In the first section of this lab, you'll be working with this dataframe to create datasets and dataloaders.

In [2]:
import requests
import pandas as pd
import numpy as np
import torch

In [3]:
URLS = [
    'https://archive.ics.uci.edu/ml/machine-learning-databases/wine-quality/winequality-red.csv',
    'https://archive.ics.uci.edu/ml/machine-learning-databases/wine-quality/winequality-white.csv',
    'https://archive.ics.uci.edu/ml/machine-learning-databases/wine-quality/winequality.names'
]
for url in URLS:
    !wget {url}

--2021-10-03 18:23:48--  https://archive.ics.uci.edu/ml/machine-learning-databases/wine-quality/winequality-red.csv
Resolving archive.ics.uci.edu (archive.ics.uci.edu)... 128.195.10.252
Connecting to archive.ics.uci.edu (archive.ics.uci.edu)|128.195.10.252|:443... connected.
HTTP request sent, awaiting response... 200 OK
Length: 84199 (82K) [application/x-httpd-php]
Saving to: ‘winequality-red.csv’


2021-10-03 18:23:48 (825 KB/s) - ‘winequality-red.csv’ saved [84199/84199]

--2021-10-03 18:23:48--  https://archive.ics.uci.edu/ml/machine-learning-databases/wine-quality/winequality-white.csv
Resolving archive.ics.uci.edu (archive.ics.uci.edu)... 128.195.10.252
Connecting to archive.ics.uci.edu (archive.ics.uci.edu)|128.195.10.252|:443... connected.
HTTP request sent, awaiting response... 200 OK
Length: 264426 (258K) [application/x-httpd-php]
Saving to: ‘winequality-white.csv’


2021-10-03 18:23:49 (1.25 MB/s) - ‘winequality-white.csv’ saved [264426/264426]

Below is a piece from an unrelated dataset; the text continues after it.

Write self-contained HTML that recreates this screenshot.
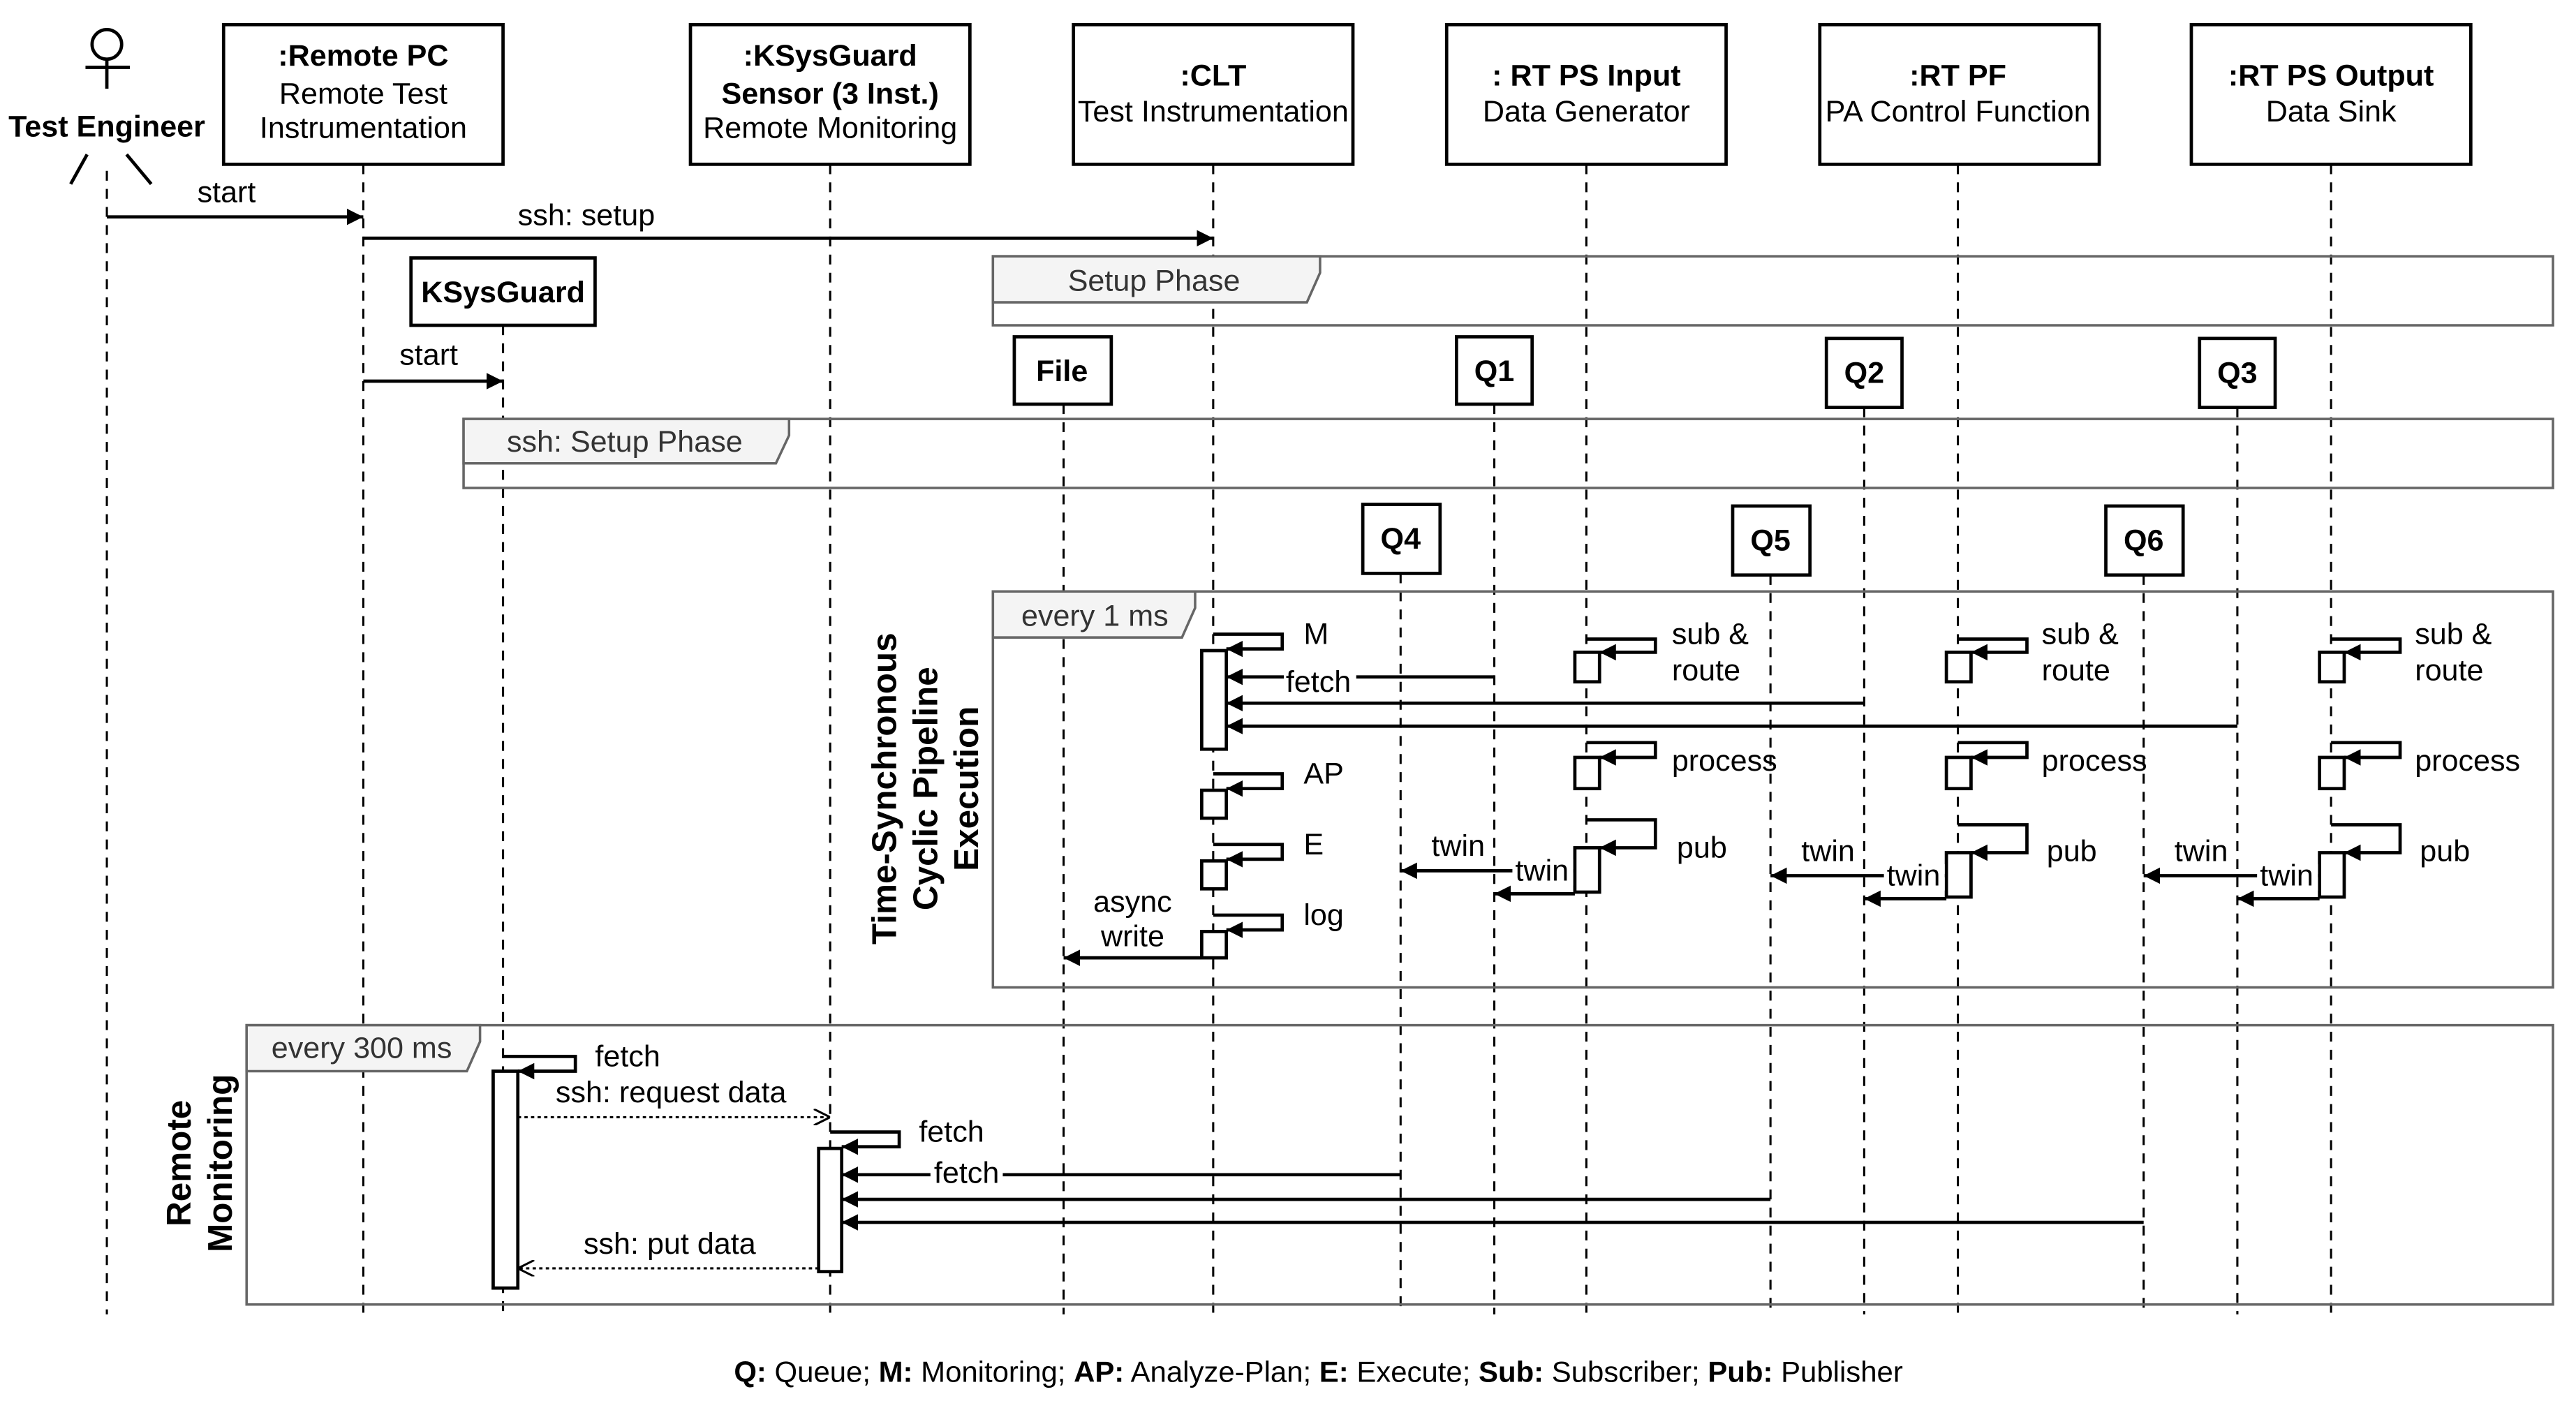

--2021-10-03 18:23:49--  http

In [4]:
red = pd.read_csv('winequality-red.csv', delimiter=';')
red['is_red'] = 1
white = pd.read_csv('winequality-white.csv', delimiter=';')
white['is_red'] = 0
wine = red.append(white).reset_index(drop=True)

### Split data into training and validaiton sets.

Question: 
What are train and validation datasets used for in machine learning?

Answer:
* Train: the train set is used to find optimal parameters for your model.
* Validation: the validation dataset is used to detect overfitting as you train and tune hyperparameters.

In [5]:
from sklearn.model_selection import train_test_split

In [6]:
train, valid = train_test_split(wine, random_state=42, stratify=wine.is_red)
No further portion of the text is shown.